WRITTEN TASK — Show each line from the listing that includes the word "matplotlib".

DATA RECORDS —
"""

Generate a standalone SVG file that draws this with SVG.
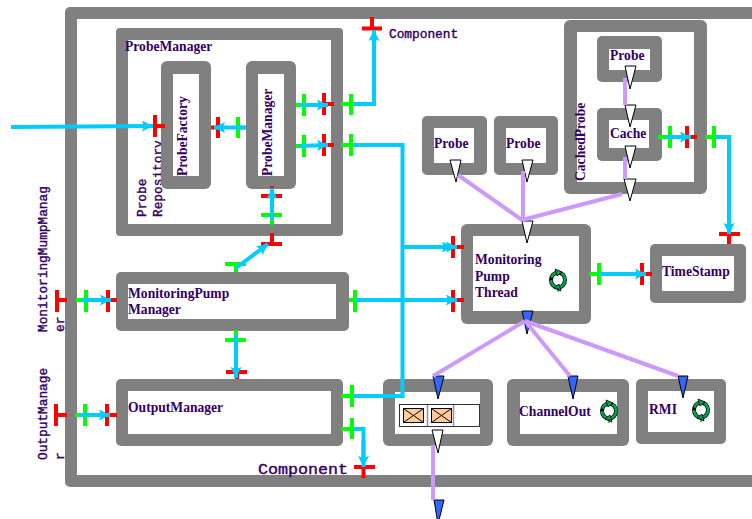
<svg xmlns="http://www.w3.org/2000/svg" width="752" height="519" viewBox="0 0 752 519">
<style>
.o{fill:#808080}
.i{fill:#fff}
text{fill:#330066;font-family:"Liberation Serif",serif;font-weight:bold;font-size:13.6px}
.m{font-family:"Liberation Mono",monospace;font-weight:normal;font-size:12.8px;stroke:#330066;stroke-width:.4}
.r,.g,.b,.p{fill:none}
.r{stroke:#f00;stroke-width:4}
.g{stroke:#0f0;stroke-width:4}
.b{stroke:#00ccff;stroke-width:4}
.p{stroke:#cc99ff;stroke-width:4}
.a{marker-end:url(#ah)}
.tw{fill:#fff;stroke:#000;stroke-width:1}
.tb{fill:#3366ff;stroke:#000;stroke-width:1}
.env{fill:#ffcc99;stroke:#000;stroke-width:1}
</style>
<defs>
<marker id="ah" markerUnits="userSpaceOnUse" markerWidth="14" markerHeight="12" refX="11" refY="5.5" orient="auto"><path d="M0 0L11 5.5L0 11L2 5.500Z" fill="#00ccff"/></marker>
<g id="cyc">
<ellipse rx="7" ry="7.500" fill="none" stroke="#000" stroke-width="4"/>
<ellipse rx="7" ry="7.500" fill="none" stroke="#00a651" stroke-width="2.600" stroke-dasharray="10 2.500"/>
<path d="M-3 -11L4 -8L-1 -4ZM3 11L-4 8L1 4ZM0 8V12" fill="#00a651" stroke="#000" stroke-width=".8"/>
</g>
</defs>

<g id="outer-frame"><rect class="o" x="65" y="7" width="700" height="480" rx="5"/><rect class="i" x="77" y="19" width="690" height="456"/></g>
<g id="MonitoringMumpManager-label"><text class="m" transform="translate(47 332) rotate(-90)">MonitoringMumpManag</text><text class="m" transform="translate(64 332) rotate(-90)">er</text></g>
<g id="OutputManager-label"><text class="m" transform="translate(47 460) rotate(-90)">OutputManage</text><text class="m" transform="translate(64 460) rotate(-90)">r</text></g>

<g id="ProbeManagerOuter"><rect class="o" x="116" y="28" width="227" height="208" rx="4"/><rect class="i" x="128" y="40" width="203" height="184"/>
<text x="125" y="51">ProbeManager</text>
<text class="m" transform="translate(146 217) rotate(-90)">Probe</text><text class="m" transform="translate(162 217) rotate(-90)">Repository</text></g>
<g id="ProbeFactory"><rect class="o" x="161" y="61" width="50" height="128" rx="6"/><rect class="i" x="173" y="74" width="26" height="102"/><text transform="translate(187 176) rotate(-90)">ProbeFactory</text></g>
<g id="ProbeManagerInner"><rect class="o" x="246" y="61" width="50" height="128" rx="6"/><rect class="i" x="258" y="74" width="26" height="102"/><text transform="translate(272 176) rotate(-90)">ProbeManager</text></g>
<g id="MonitoringPumpManager"><rect class="o" x="116" y="272" width="233" height="59" rx="5"/><rect class="i" x="128" y="284" width="208" height="35"/><text x="128" y="298">MonitoringPump</text><text x="128" y="314">Manager</text></g>
<g id="OutputManager"><rect class="o" x="116" y="379" width="227" height="67" rx="5"/><rect class="i" x="128" y="391" width="203" height="43"/><text x="128" y="412">OutputManager</text></g>
<g id="Probe1"><rect class="o" x="422" y="116" width="65" height="59" rx="5"/><rect class="i" x="434" y="128" width="40" height="35"/><text x="434" y="148">Probe</text></g>
<g id="Probe2"><rect class="o" x="494" y="116" width="64" height="59" rx="5"/><rect class="i" x="506" y="128" width="40" height="35"/><text x="506" y="148">Probe</text></g>
<g id="CachedProbe"><rect class="o" x="564" y="20" width="143" height="174" rx="6"/><rect class="i" x="577" y="32" width="117" height="150"/><text transform="translate(585 181) rotate(-90)">CachedProbe</text></g>
<g id="Probe3"><rect class="o" x="597" y="36" width="65" height="46" rx="5"/><rect class="i" x="609" y="49" width="41" height="21"/><text x="610" y="60">Probe</text></g>
<g id="Cache"><rect class="o" x="597" y="108" width="65" height="53" rx="5"/><rect class="i" x="609" y="120" width="40" height="28"/><text x="610" y="138">Cache</text></g>
<g id="MonitoringPumpThread"><rect class="o" x="461" y="224" width="130" height="100" rx="6"/><rect class="i" x="473" y="236" width="106" height="75"/><text x="475" y="264">Monitoring</text><text x="475" y="281">Pump</text><text x="475" y="297">Thread</text><use href="#cyc" x="558" y="280"/></g>
<g id="TimeStamp"><rect class="o" x="650" y="244" width="96" height="59" rx="5"/><rect class="i" x="662" y="256" width="72" height="35"/><text x="662" y="276">TimeStamp</text></g>
<g id="Queue"><rect class="o" x="383" y="379" width="110" height="67" rx="6"/><rect class="i" x="395" y="392" width="85" height="42"/>
<rect x="399.500" y="404.500" width="80" height="22" fill="#fff" stroke="#333" stroke-width="1"/>
<path d="M427.500 405V426M453.500 405V426" stroke="#9988bb" stroke-width="1.500"/>
<rect class="env" x="403.500" y="408.500" width="20" height="14"/><path d="M403.500 408.500L423.500 422.500M423.500 408.500L403.500 422.500" stroke="#000" fill="none"/>
<rect class="env" x="431.500" y="408.500" width="20" height="14"/><path d="M431.500 408.500L451.500 422.500M451.500 408.500L431.500 422.500" stroke="#000" fill="none"/></g>
<g id="ChannelOut"><rect class="o" x="507" y="379" width="122" height="67" rx="6"/><rect class="i" x="520" y="392" width="97" height="42"/><text x="519" y="416">ChannelOut</text><use href="#cyc" x="609" y="411"/></g>
<g id="RMI"><rect class="o" x="636" y="379" width="90" height="65" rx="5"/><rect class="i" x="648" y="391" width="66" height="41"/><text x="649" y="414">RMI</text><use href="#cyc" x="701" y="410"/></g>

<g id="connectors">
<path class="b" d="M351 104H374V32"/>
<path class="b" d="M351 145H402.500V396H352"/>
<path class="b" d="M402 247H448"/>
<path class="b" d="M714 137H729V225"/>
<path class="b" d="M352 429H363.500V458"/>
<g class="r">
<path d="M155 115V137M155 126H165"/>
<path d="M218 117V138M218 127.500H211"/>
<path d="M324 93V115M324 104H334"/>
<path d="M324 134V156M324 145H334"/>
<path d="M362 28.500H382M372 28V17"/>
<path d="M261 196H282M272 196V186"/>
<path d="M261 244H282M272 244V233"/>
<path d="M453 236V258M453 247H464"/>
<path d="M453 290V312M453 300H464"/>
<path d="M57 290V312M57 300H67"/>
<path d="M108 290V312M108 300H117"/>
<path d="M56 404V426M56 415H67"/>
<path d="M107 404V426M107 415H117"/>
<path d="M226 372H247M237 372V379"/>
<path d="M354 467H375M363.500 467V478"/>
<path d="M687 126V148M687 137H697"/>
<path d="M719 234H740M729 234V244"/>
<path d="M642 263V285M642 274H652"/>
</g>
<g class="g">
<path d="M238 117V138M238 127.500H246"/>
<path d="M304 94V116M304 105H296"/>
<path d="M304 135V157M304 146H296"/>
<path d="M351 94V115M351 104H341"/>
<path d="M351 134V156M351 145H341"/>
<path d="M261 215H282M272 215V225"/>
<path d="M225 264H246M236 264V272"/>
<path d="M355 290V312M355 300H349"/>
<path d="M86 290V312M86 300H76"/>
<path d="M85 404V426M85 415H75"/>
<path d="M225 340H246M236 340V330"/>
<path d="M352 385V407M352 396H341"/>
<path d="M352 418V439M352 429H341"/>
<path d="M670 126V148M670 137H658"/>
<path d="M714 126V148M714 137H705"/>
<path d="M599 263V285M599 274H589"/>
</g>
<path class="b a" d="M11 127L153 126"/>
<path class="b a" d="M246 127.500H214"/>
<path class="b a" d="M299 105H328"/>
<path class="b a" d="M299 146L328 145"/>
<path class="b a" d="M374 104V30"/>
<path class="b a" d="M272 220V188"/>
<path class="b a" d="M236 268L268 244"/>
<path class="b a" d="M402 247H453"/>
<path class="b a" d="M402 247H457"/>
<path class="b a" d="M355 300H457"/>
<path class="b a" d="M82 300H111"/>
<path class="b a" d="M80 415H110"/>
<path class="b a" d="M236 335V378"/>
<path class="b a" d="M363.500 440V467"/>
<path class="b a" d="M665 137H691"/>
<path class="b a" d="M729 200V234"/>
<path class="b a" d="M599 274H646"/>
<path class="tw" d="M450 160H461L456 182Z"/>
<path class="tw" d="M522 160H533L527 182Z"/>
<path class="tw" d="M522 221H533L527 243Z"/>
<path class="tw" d="M624 179H636L630 201Z"/>
<path class="tw" d="M625 105H636L630 127Z"/>
<path class="tw" d="M625 146H636L630 168Z"/>
<path class="tw" d="M625 66H636L630 89Z"/>
<path class="tw" d="M432 430H443L438 453Z"/>
<path class="tb" d="M522 311H533L527 334Z"/>
<path class="tb" d="M433 376H444L438 399Z"/>
<path class="tb" d="M568 376H578L573 399Z"/>
<path class="tb" d="M678 376H688L683 398Z"/>
<path class="tb" d="M434 500H444L438 524Z"/>
<path class="p" d="M458 175L522 220"/>
<path class="p" d="M523 171V220"/>
<path class="p" d="M622 194L522 220"/>
<path class="p" d="M625 78V105"/>
<path class="p" d="M625 157V179"/>
<path class="p" d="M525 321L433 376"/>
<path class="p" d="M525 321L570 376"/>
<path class="p" d="M525 321L678 376"/>
<path class="p" d="M433 445V500"/>
</g>
<g id="labels">
<text class="m" x="389" y="38">Component</text>
<text class="m" x="258" y="474" textLength="90" lengthAdjust="spacingAndGlyphs" style="font-size:15px">Component</text>
</g>
</svg>
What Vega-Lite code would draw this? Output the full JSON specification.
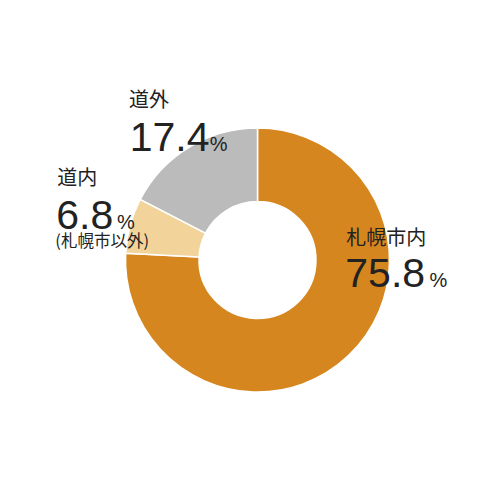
{
  "$schema": "https://vega.github.io/schema/vega-lite/v6.json",
  "width": 500,
  "height": 500,
  "autosize": {"type": "fit", "contains": "padding"},
  "padding": {"left": 15, "top": 20, "right": 0, "bottom": 0},
  "background": "white",
  "config": {
    "view": {"stroke": null},
    "text": {"font": "Noto Sans CJK JP", "color": "#222222", "align": "left", "baseline": "alphabetic"}
  },
  "data": {
    "values": [
      {"area": "札幌市内", "share": 75.8, "order": 1},
      {"area": "道内", "share": 6.8, "order": 2},
      {"area": "道外", "share": 17.4, "order": 3}
    ]
  },
  "transform": [
    {"stack": "share", "groupby": [], "sort": [{"field": "order", "order": "ascending"}], "as": ["s0", "s1"]}
  ],
  "layer": [
    {
      "mark": {"type": "arc", "outerRadius": 132, "innerRadius": 58.5, "stroke": "white", "strokeWidth": 1.5},
      "encoding": {
        "theta": {"field": "s0", "type": "quantitative", "stack": null, "scale": {"domain": [0, 100]}},
        "theta2": {"field": "s1"},
        "color": {
          "field": "area",
          "type": "nominal",
          "scale": {"domain": ["札幌市内", "道内", "道外"], "range": ["#D6861F", "#F2D49A", "#BBBBBB"]},
          "legend": null
        }
      }
    },
    {
      "transform": [{"filter": "datum.area === '道外'"}],
      "mark": {"type": "text", "radius": 132, "fontSize": 20, "dx": -11.3, "dy": -92},
      "encoding": {"theta": {"field": "s0", "type": "quantitative", "stack": null}, "text": {"field": "area"}}
    },
    {
      "transform": [{"filter": "datum.area === '道外'"}],
      "mark": {"type": "text", "radius": 132, "font": "Liberation Sans", "fontSize": 41, "dx": -10.5, "dy": -48},
      "encoding": {"theta": {"field": "s0", "type": "quantitative", "stack": null}, "text": {"field": "share", "format": ".1f"}}
    },
    {
      "transform": [{"filter": "datum.area === '道外'"}],
      "mark": {"type": "text", "radius": 132, "font": "Liberation Sans", "fontSize": 20, "dx": 69.5, "dy": -48, "text": "%"},
      "encoding": {"theta": {"field": "s0", "type": "quantitative", "stack": null}}
    },
    {
      "transform": [{"filter": "datum.area === '道内'"}],
      "mark": {"type": "text", "radius": 132, "fontSize": 20, "dx": -68.4, "dy": -68.1},
      "encoding": {"theta": {"field": "s0", "type": "quantitative", "stack": null}, "text": {"field": "area"}}
    },
    {
      "transform": [{"filter": "datum.area === '道内'"}],
      "mark": {"type": "text", "radius": 132, "font": "Liberation Sans", "fontSize": 41, "dx": -69.4, "dy": -24.4},
      "encoding": {"theta": {"field": "s0", "type": "quantitative", "stack": null}, "text": {"field": "share", "format": ".1f"}}
    },
    {
      "transform": [{"filter": "datum.area === '道内'"}],
      "mark": {"type": "text", "radius": 132, "font": "Liberation Sans", "fontSize": 20, "dx": -8.7, "dy": -24.4, "text": "%"},
      "encoding": {"theta": {"field": "s0", "type": "quantitative", "stack": null}}
    },
    {
      "transform": [{"filter": "datum.area === '道内'"}],
      "mark": {"type": "text", "radius": 132, "fontSize": 16.5, "dx": -70.3, "dy": -6.6, "text": "(札幌市以外)"},
      "encoding": {"theta": {"field": "s0", "type": "quantitative", "stack": null}}
    },
    {
      "transform": [{"filter": "datum.area === '札幌市内'"}],
      "mark": {"type": "text", "radius": 132, "fontSize": 20, "dx": 88.8, "dy": 117},
      "encoding": {"theta": {"field": "s0", "type": "quantitative", "stack": null}, "text": {"field": "area"}}
    },
    {
      "transform": [{"filter": "datum.area === '札幌市内'"}],
      "mark": {"type": "text", "radius": 132, "font": "Liberation Sans", "fontSize": 41, "dx": 87.8, "dy": 158.7},
      "encoding": {"theta": {"field": "s0", "type": "quantitative", "stack": null}, "text": {"field": "share", "format": ".1f"}}
    },
    {
      "transform": [{"filter": "datum.area === '札幌市内'"}],
      "mark": {"type": "text", "radius": 132, "font": "Liberation Sans", "fontSize": 20, "dx": 172, "dy": 158.7, "text": "%"},
      "encoding": {"theta": {"field": "s0", "type": "quantitative", "stack": null}}
    }
  ]
}
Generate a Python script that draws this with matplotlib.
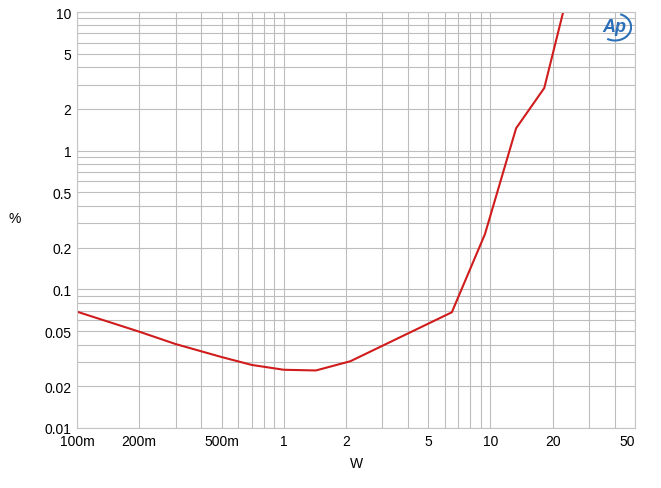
import matplotlib
matplotlib.use("Agg")
import matplotlib.pyplot as plt
from matplotlib.patches import Arc

# THD+N vs output power
watts = [0.1, 0.2, 0.3, 0.5, 0.7, 1.0, 1.43, 2.1, 6.5, 9.4, 13.3, 18.2, 23.0]
thd_pct = [0.069, 0.0495, 0.0403, 0.0325, 0.0285, 0.0263, 0.026, 0.0303,
           0.0683, 0.25, 1.45, 2.83, 11.5]

xticks = [0.1, 0.2, 0.5, 1, 2, 5, 10, 20, 50]
xlabels = ["100m", "200m", "500m", "1", "2", "5", "10", "20", "50"]
yticks = [0.01, 0.02, 0.05, 0.1, 0.2, 0.5, 1, 2, 5, 10]
ylabels = ["0.01", "0.02", "0.05", "0.1", "0.2", "0.5", "1", "2", "5", "10"]

plt.rcParams['font.family'] = ['Liberation Sans', 'DejaVu Sans']

fig = plt.figure(figsize=(6.61, 4.89), dpi=100)
ax = fig.add_axes([77/661, 60/489, 558/661, 416/489])

ax.plot(watts, thd_pct, color="#d01c1c", lw=1.5)
ax.set_xscale("log")
ax.set_yscale("log")
ax.set_xlim(0.1, 50)
ax.set_ylim(0.01, 10)

ax.set_xticks(xticks)
ax.set_xticklabels(xlabels)
ax.set_yticks(yticks)
ax.set_yticklabels(ylabels)
ax.xaxis.get_ticklabels()[-1].set_horizontalalignment("right")
ax.tick_params(which="both", length=0, labelsize=10, pad=4)
ax.grid(True, which="both", color="#bdbdbd", lw=0.8)
for s in ax.spines.values():
    s.set_color("#c4c4c4")
    s.set_linewidth(0.8)

ax.set_xlabel("W", fontsize=10, labelpad=6)
fig.text(15/661, 1 - 219/489, "%", fontsize=10, ha="center", va="center")

# Ap logo
fig.text(614/661, 1 - 27/489, "Ap", fontsize=13, color="#2a6fb8",
         style="italic", fontweight="bold", ha="center", va="center")
logo_ax = fig.add_axes([598/661, 1 - 43/489, 34/661, 30/489])
logo_ax.axis("off")
logo_ax.set_xlim(0, 1)
logo_ax.set_ylim(0, 1)
logo_ax.add_patch(Arc((0.5, 0.5), 0.95, 0.9, theta1=-120, theta2=70,
                      color="#2a6fb8", lw=1.5))

fig.savefig("out.png", dpi=100)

"""

SOLUTION FOR THIS PROBLEM —
Generate a Python script that draws this with matplotlib.
import matplotlib
matplotlib.use("Agg")
import matplotlib.pyplot as plt
from matplotlib.patches import Arc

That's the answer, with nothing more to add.